We really have trouble escaping the "right now" aspect of of life. This is a good thing when you need to stay alert to stay alive in the African savanna, but not when we contemplate years-long commitments like mortgages.
This discovery has important implications. (A more recent paper by the Cohen lab extends the theory.) For starters, it locates the neural source for many of our financial errors. When we opt for a 2/28 mortgage, we are acting like experimental subjects choosing the wrong gift certificate. Because the emotional parts of our brain reliably undervalue the future - life is short and they want pleasure now - we end up delaying saving until tomorrow (and tomorrow and tomorrow.) George Loewenstein, a neuroeconomist at Carnegie Mellon University and a collaborator on the Cohen paper, thinks that understanding how we make decisions will help economists develop better public policies: "Our emotions are like programs that evolved to solve important and recurring problems in our distant past," he says. "They are not always well suited to the decisions we make in modern life.
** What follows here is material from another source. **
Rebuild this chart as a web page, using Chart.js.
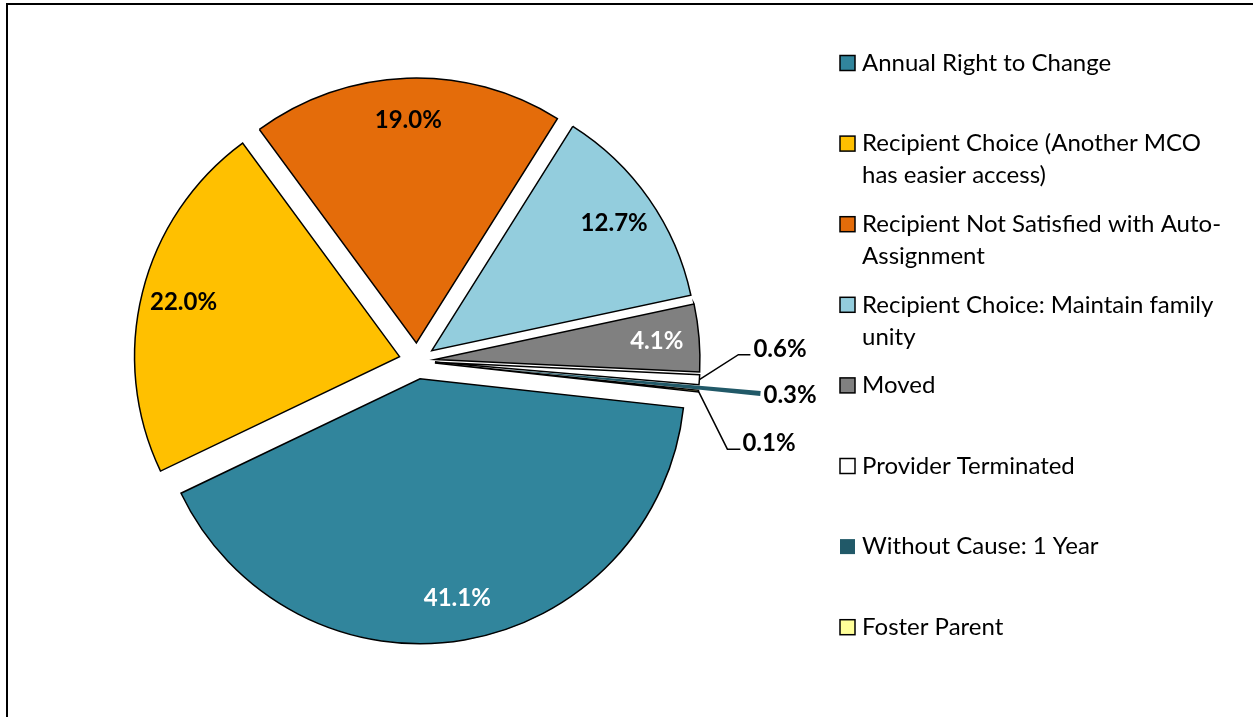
<!DOCTYPE html>
<html lang="en">
<head>
  <meta charset="UTF-8">
  <title>Reasons for MCO Change</title>
  <script src="https://cdn.jsdelivr.net/npm/chart.js"></script>
  <style>
    body {
      margin: 0;
      background: #fff;
    }
    .wrap {
      position: relative;
      width: 1253px;
      height: 717px;
    }
    .frame {
      position: absolute;
      left: 6px;
      top: 3px;
      right: 0;
      bottom: 0;
      border-top: 2px solid #000;
      border-left: 2px solid #000;
    }
    canvas {
      position: absolute;
      left: 0;
      top: 0;
    }
  </style>
</head>
<body>
<div class="wrap">
  <div class="frame"></div>
  <canvas id="pieChart" width="1253" height="717"></canvas>
</div>

<script>
  const labels = [
    'Annual Right to Change',
    ['Recipient Choice (Another MCO', 'has easier access)'],
    ['Recipient Not Satisfied with Auto-', 'Assignment'],
    ['Recipient Choice: Maintain family', 'unity'],
    'Moved',
    'Provider Terminated',
    'Without Cause: 1 Year',
    'Foster Parent'
  ];
  const shares = [41.1, 22.0, 19.0, 12.7, 4.1, 0.6, 0.3, 0.1];
  const colors = ['#31859C', '#FFC000', '#E46C0A', '#93CDDD', '#808080', '#FFFFFF', '#215968', '#FFFF99'];
  const labelColors = ['#fff', '#000', '#000', '#000', '#fff', '#000', '#000', '#000'];

  // how far each slice is pulled out of the pie (px)
  const explode = [18, 18, 18, 18, 18, 18, 80, 18];
  // small slices get their label outside: elbow offset from the arc edge, then a short run
  const callouts = {
    5: { dx: 39, dy: -25, run: 12, tx: 3, ty: -5 },
    6: { dx: 0, dy: 0, run: 0, tx: 3, ty: 2, noLine: true },
    7: { dx: 29, dy: 58, run: 13, tx: 2, ty: -6 }
  };

  const FONT = 'Lato, Carlito, Calibri, sans-serif';

  const explodePlugin = {
    id: 'explode',
    afterDatasetUpdate(chart, args) {
      args.meta.data.forEach((arc, i) => {
        const mid = (arc.startAngle + arc.endAngle) / 2;
        arc.x += Math.cos(mid) * explode[i];
        arc.y += Math.sin(mid) * explode[i];
      });
    }
  };

  const sliceLabels = {
    id: 'sliceLabels',
    afterDatasetsDraw(chart) {
      const ctx = chart.ctx;
      const meta = chart.getDatasetMeta(0);
      ctx.save();
      ctx.font = 'bold 24px ' + FONT;
      ctx.textBaseline = 'middle';
      meta.data.forEach((arc, i) => {
        const text = shares[i].toFixed(1) + '%';
        const mid = (arc.startAngle + arc.endAngle) / 2;
        const r = arc.outerRadius;
        const c = callouts[i];
        if (!c) {
          ctx.fillStyle = labelColors[i];
          ctx.textAlign = 'center';
          ctx.fillText(text, arc.x + Math.cos(mid) * r * 0.84, arc.y + Math.sin(mid) * r * 0.84);
          return;
        }
        const ex = arc.x + Math.cos(mid) * r;
        const ey = arc.y + Math.sin(mid) * r;
        const bx = ex + c.dx;
        const by = ey + c.dy;
        if (!c.noLine) {
          ctx.strokeStyle = '#000';
          ctx.lineWidth = 1.5;
          ctx.beginPath();
          ctx.moveTo(ex, ey);
          ctx.lineTo(bx, by);
          ctx.lineTo(bx + c.run, by);
          ctx.stroke();
        }
        ctx.fillStyle = '#000';
        ctx.textAlign = 'left';
        ctx.fillText(text, bx + c.run + c.tx, by + c.ty);
      });
      ctx.restore();
    }
  };

  const sideLegend = {
    id: 'sideLegend',
    afterDraw(chart) {
      const ctx = chart.ctx;
      ctx.save();
      ctx.font = '24px ' + FONT;
      ctx.textBaseline = 'middle';
      ctx.textAlign = 'left';
      labels.forEach((lab, i) => {
        const lines = Array.isArray(lab) ? lab : [lab];
        const y = 63 + i * 80.6;
        ctx.fillStyle = colors[i];
        ctx.fillRect(840, y - 7.5, 15, 15);
        if (i !== 6) {
          ctx.strokeStyle = '#000';
          ctx.lineWidth = 1.5;
          ctx.strokeRect(840, y - 7.5, 15, 15);
        }
        ctx.fillStyle = '#000';
        lines.forEach((ln, k) => ctx.fillText(ln, 862, y + k * 32));
      });
      ctx.restore();
    }
  };

  const ctx = document.getElementById('pieChart').getContext('2d');
  const pieChart = new Chart(ctx, {
    type: 'pie',
    data: {
      labels: labels,
      datasets: [{
        data: shares,
        backgroundColor: colors,
        borderColor: colors.map((c, i) => i === 6 ? c : '#000'),
        borderWidth: colors.map((c, i) => i === 6 ? 0 : 1.5),
        borderJoinStyle: 'miter',
        radius: 265,
        rotation: 96.3,
        clip: false
      }]
    },
    options: {
      responsive: false,
      animation: false,
      layout: {
        padding: { left: 0, right: 419, top: 5, bottom: 0 }
      },
      plugins: {
        legend: { display: false },
        tooltip: { enabled: false }
      }
    },
    plugins: [explodePlugin, sliceLabels, sideLegend]
  });
</script>
</body>
</html>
It's important to know how our emotions lead us astray so that we can design incentives and programs to help compensate for our irrational biases." [More]Of course, we have been ignoring our rational brain (or taking advantage of others' emotional brains) for millenia, but watching it unfold on an fMRI scan, I think somehow makes it more real than before. The other complicating factor is the wide array of pleasures on sale right now. A consumer driven economy after all competes to engage your attention and dollar immediately - not at some appropriate future moment.
Many of the "braking tools" to control our emotional impulses were previously embodied in cultural strictures (a penny saved...yadda, yadda). With the demise - or the at least diminution - of the power of popular mores, we have not constructed either formal rules or folk wisdom to replace these tools to balance our choices between future and the present.
What does this mean for your farm? I think it is simple: continue to plan a generation ahead. If this means foregoing rewards right now, it could likely be such a price will will be small for the security and paybacks decades ahead.